Task instructions
Leave out the images; return the rest of the data exactly.

Dataset
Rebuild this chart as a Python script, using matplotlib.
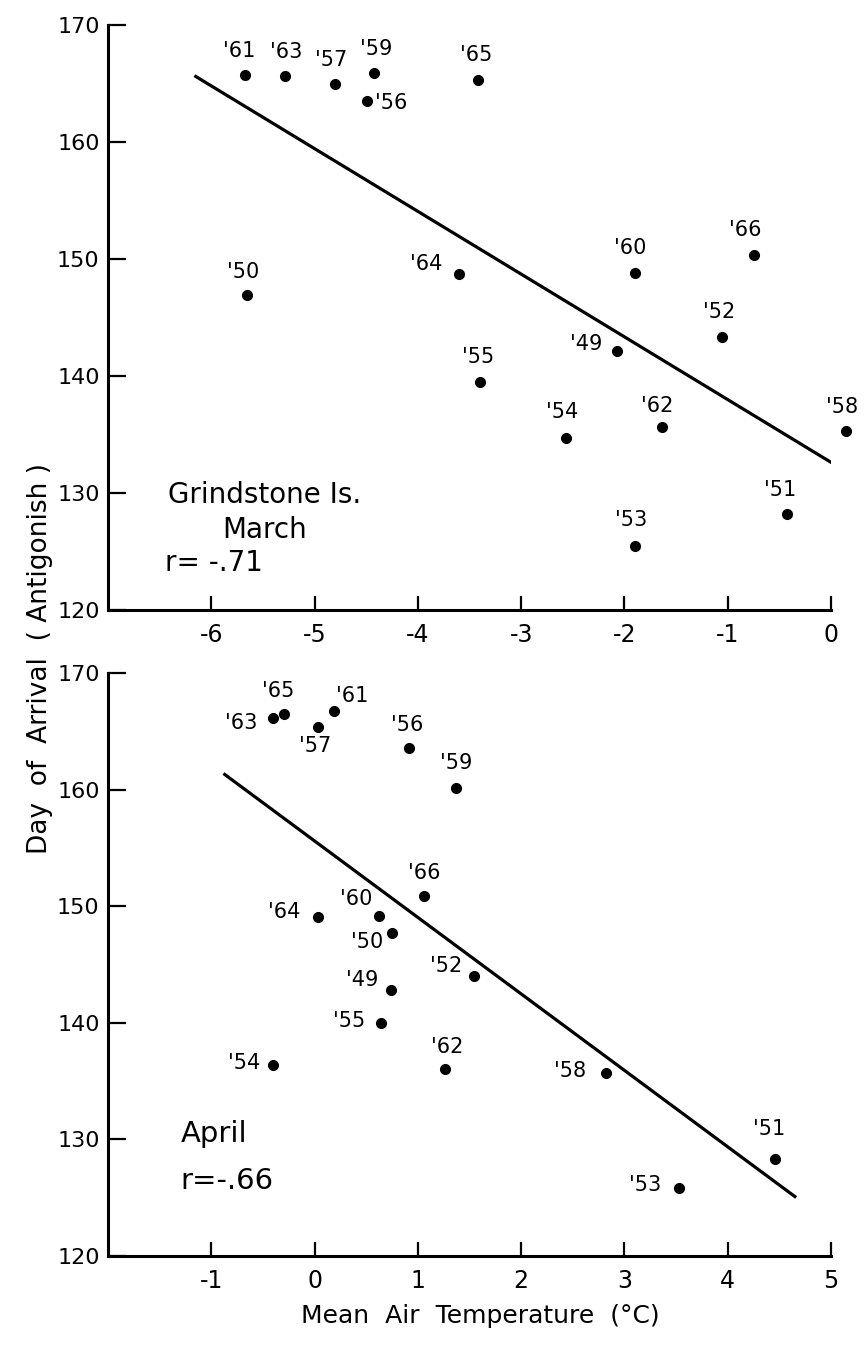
import matplotlib
matplotlib.use("Agg")
import matplotlib.pyplot as plt

plt.rcParams['font.family'] = ['DejaVu Sans']
plt.rcParams['axes.unicode_minus'] = False

# March panel (Grindstone Is.)
mar_years = ['61', '63', '57', '59', '56', '65', '50', '64', '60',
             '66', '52', '49', '55', '54', '62', '58', '51', '53']
mar_temp = [-5.67, -5.29, -4.80, -4.42, -4.49, -3.42, -5.65, -3.60, -1.90,
            -0.75, -1.06, -2.07, -3.40, -2.57, -1.64, 0.15, -0.43, -1.90]
mar_day = [165.7, 165.6, 165.0, 165.9, 163.5, 165.3, 146.9, 148.7, 148.8,
           150.3, 143.3, 142.1, 139.5, 134.7, 135.6, 135.3, 128.2, 125.5]
mar_fit_x = [-6.15, 0.06]
mar_fit_y = [165.6, 132.3]
mar_xticks = [-6, -5, -4, -3, -2, -1, 0]

# April panel
apr_years = ['63', '65', '61', '57', '56', '59', '66', '60', '64',
             '50', '52', '49', '55', '54', '62', '58', '53', '51']
apr_temp = [-0.40, -0.30, 0.19, 0.03, 0.91, 1.37, 1.06, 0.62, 0.03,
            0.75, 1.54, 0.74, 0.64, -0.40, 1.26, 2.82, 3.53, 4.46]
apr_day = [166.1, 166.5, 166.7, 165.4, 163.6, 160.1, 150.9, 149.2, 149.1,
           147.7, 144.0, 142.8, 140.0, 136.4, 136.0, 135.7, 125.8, 128.3]
apr_fit_x = [-0.87, 4.65]
apr_fit_y = [161.3, 125.1]
apr_xticks = [-1, 0, 1, 2, 3, 4, 5]

day_ticks = [120, 130, 140, 150, 160, 170]

# label offsets in pixels (dx right, dy down) from each point
mar_off = [(-6, -24), (2, -24), (-4, -23), (2, -24), (24, 2), (-2, -25),
           (-4, -23), (-33, -10), (-5, -25), (-8, -25), (-2, -25), (-31, -7),
           (-2, -25), (-3, -26), (-4, -21), (-4, -24), (-6, -24), (-4, -26)]
apr_off = [(-32, 5), (-5, -23), (18, -15), (-3, 19), (-1, -23), (0, -25),
           (0, -23), (-22, -17), (-33, -5), (-25, 9), (-28, -10), (-29, -10),
           (-32, -2), (-29, -2), (2, -22), (-36, -2), (-34, -3), (-6, -30)]

W, H = 865, 1353
fig = plt.figure(figsize=(W / 100, H / 100), dpi=100)
ax1 = fig.add_axes([108 / W, 1 - 610 / H, 723 / W, 585 / H])
ax2 = fig.add_axes([108 / W, 1 - 1256 / H, 723 / W, 583 / H])


def style(ax, xticks, xlim):
    ax.spines['top'].set_visible(False)
    ax.spines['right'].set_visible(False)
    ax.spines['left'].set_linewidth(2.2)
    ax.spines['bottom'].set_linewidth(2.2)
    ax.set_xlim(*xlim)
    ax.set_ylim(120, 170)
    ax.set_xticks(xticks)
    ax.set_yticks(day_ticks)
    ax.tick_params(axis='y', direction='in', length=13, width=1.6,
                   labelsize=16, pad=6)
    ax.tick_params(axis='x', direction='in', length=10, width=1.6,
                   labelsize=17, pad=9)


def draw(ax, years, temp, day, offs, fx, fy):
    ax.plot(fx, fy, color='black', lw=2.3)
    ax.plot(temp, day, 'o', color='black', ms=7, clip_on=False, zorder=3)
    for yr, x, y, (dx, dy) in zip(years, temp, day, offs):
        ax.annotate("'" + yr, (x, y), xytext=(dx, -dy),
                    textcoords='offset pixels', ha='center', va='center',
                    fontsize=15, annotation_clip=False)


style(ax1, mar_xticks, (-7, 0))
style(ax2, apr_xticks, (-2, 5))
draw(ax1, mar_years, mar_temp, mar_day, mar_off, mar_fit_x, mar_fit_y)
draw(ax2, apr_years, apr_temp, apr_day, apr_off, apr_fit_x, apr_fit_y)

ax1.text(-6.42, 129.8, "Grindstone Is.", fontsize=20, va='center')
ax1.text(-5.48, 126.8, "March", fontsize=20, va='center', ha='center')
ax1.text(-6.45, 124.0, "r= -.71", fontsize=20, va='center')

ax2.text(-1.30, 130.5, "April", fontsize=21, va='center')
ax2.text(-1.30, 126.4, "r=-.66", fontsize=21, va='center')

fig.text(40 / W, 1 - 658 / H, "Day  of  Arrival  ( Antigonish )",
         rotation=90, fontsize=19, ha='center', va='center')
fig.text(480 / W, 1 - 1316 / H, "Mean  Air  Temperature  (°C)",
         fontsize=18, ha='center', va='center')

fig.savefig('out.png', dpi=100)
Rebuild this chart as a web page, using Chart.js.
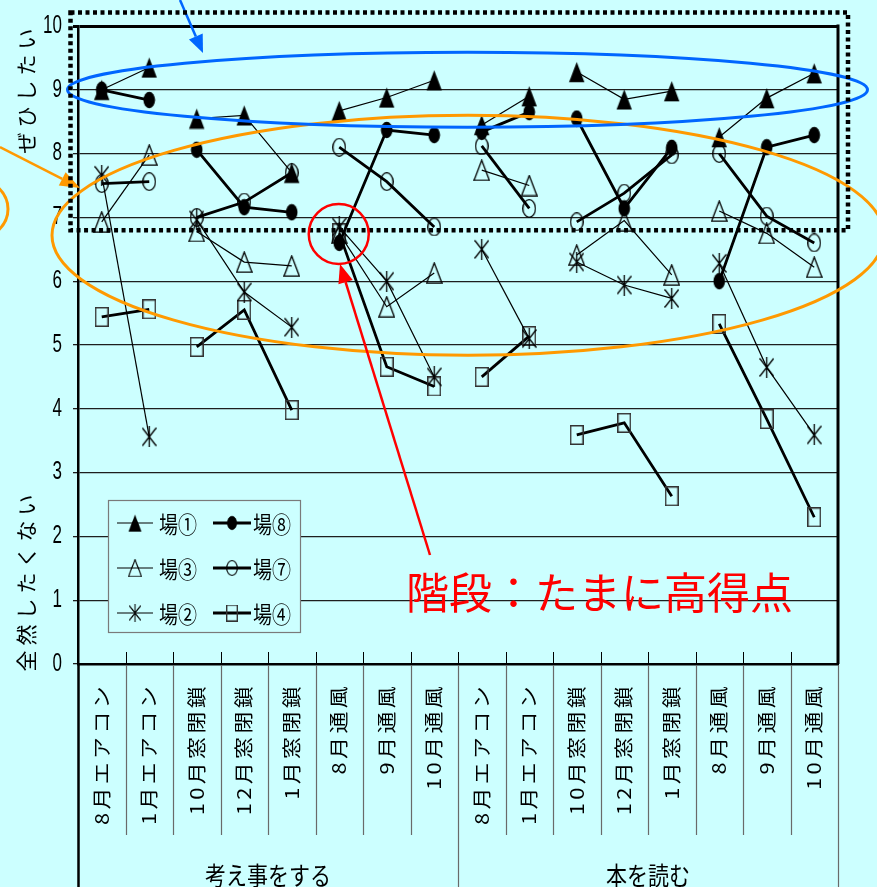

Completed task
Rebuild this chart as a Python script, using matplotlib.
import matplotlib
matplotlib.use("Agg")
import matplotlib.pyplot as plt

plt.rcParams['font.family'] = ['DejaVu Sans']
plt.rcParams['axes.unicode_minus'] = False

# March panel (Grindstone Is.)
mar_years = ['61', '63', '57', '59', '56', '65', '50', '64', '60',
             '66', '52', '49', '55', '54', '62', '58', '51', '53']
mar_temp = [-5.67, -5.29, -4.80, -4.42, -4.49, -3.42, -5.65, -3.60, -1.90,
            -0.75, -1.06, -2.07, -3.40, -2.57, -1.64, 0.15, -0.43, -1.90]
mar_day = [165.7, 165.6, 165.0, 165.9, 163.5, 165.3, 146.9, 148.7, 148.8,
           150.3, 143.3, 142.1, 139.5, 134.7, 135.6, 135.3, 128.2, 125.5]
mar_fit_x = [-6.15, 0.06]
mar_fit_y = [165.6, 132.3]
mar_xticks = [-6, -5, -4, -3, -2, -1, 0]

# April panel
apr_years = ['63', '65', '61', '57', '56', '59', '66', '60', '64',
             '50', '52', '49', '55', '54', '62', '58', '53', '51']
apr_temp = [-0.40, -0.30, 0.19, 0.03, 0.91, 1.37, 1.06, 0.62, 0.03,
            0.75, 1.54, 0.74, 0.64, -0.40, 1.26, 2.82, 3.53, 4.46]
apr_day = [166.1, 166.5, 166.7, 165.4, 163.6, 160.1, 150.9, 149.2, 149.1,
           147.7, 144.0, 142.8, 140.0, 136.4, 136.0, 135.7, 125.8, 128.3]
apr_fit_x = [-0.87, 4.65]
apr_fit_y = [161.3, 125.1]
apr_xticks = [-1, 0, 1, 2, 3, 4, 5]

day_ticks = [120, 130, 140, 150, 160, 170]

# label offsets in pixels (dx right, dy down) from each point
mar_off = [(-6, -24), (2, -24), (-4, -23), (2, -24), (24, 2), (-2, -25),
           (-4, -23), (-33, -10), (-5, -25), (-8, -25), (-2, -25), (-31, -7),
           (-2, -25), (-3, -26), (-4, -21), (-4, -24), (-6, -24), (-4, -26)]
apr_off = [(-32, 5), (-5, -23), (18, -15), (-3, 19), (-1, -23), (0, -25),
           (0, -23), (-22, -17), (-33, -5), (-25, 9), (-28, -10), (-29, -10),
           (-32, -2), (-29, -2), (2, -22), (-36, -2), (-34, -3), (-6, -30)]

W, H = 865, 1353
fig = plt.figure(figsize=(W / 100, H / 100), dpi=100)
ax1 = fig.add_axes([108 / W, 1 - 610 / H, 723 / W, 585 / H])
ax2 = fig.add_axes([108 / W, 1 - 1256 / H, 723 / W, 583 / H])


def style(ax, xticks, xlim):
    ax.spines['top'].set_visible(False)
    ax.spines['right'].set_visible(False)
    ax.spines['left'].set_linewidth(2.2)
    ax.spines['bottom'].set_linewidth(2.2)
    ax.set_xlim(*xlim)
    ax.set_ylim(120, 170)
    ax.set_xticks(xticks)
    ax.set_yticks(day_ticks)
    ax.tick_params(axis='y', direction='in', length=13, width=1.6,
                   labelsize=16, pad=6)
    ax.tick_params(axis='x', direction='in', length=10, width=1.6,
                   labelsize=17, pad=9)


def draw(ax, years, temp, day, offs, fx, fy):
    ax.plot(fx, fy, color='black', lw=2.3)
    ax.plot(temp, day, 'o', color='black', ms=7, clip_on=False, zorder=3)
    for yr, x, y, (dx, dy) in zip(years, temp, day, offs):
        ax.annotate("'" + yr, (x, y), xytext=(dx, -dy),
                    textcoords='offset pixels', ha='center', va='center',
                    fontsize=15, annotation_clip=False)


style(ax1, mar_xticks, (-7, 0))
style(ax2, apr_xticks, (-2, 5))
draw(ax1, mar_years, mar_temp, mar_day, mar_off, mar_fit_x, mar_fit_y)
draw(ax2, apr_years, apr_temp, apr_day, apr_off, apr_fit_x, apr_fit_y)

ax1.text(-6.42, 129.8, "Grindstone Is.", fontsize=20, va='center')
ax1.text(-5.48, 126.8, "March", fontsize=20, va='center', ha='center')
ax1.text(-6.45, 124.0, "r= -.71", fontsize=20, va='center')

ax2.text(-1.30, 130.5, "April", fontsize=21, va='center')
ax2.text(-1.30, 126.4, "r=-.66", fontsize=21, va='center')

fig.text(40 / W, 1 - 658 / H, "Day  of  Arrival  ( Antigonish )",
         rotation=90, fontsize=19, ha='center', va='center')
fig.text(480 / W, 1 - 1316 / H, "Mean  Air  Temperature  (°C)",
         fontsize=18, ha='center', va='center')

fig.savefig('out.png', dpi=100)
Rebuild this chart as a web page, using Chart.js.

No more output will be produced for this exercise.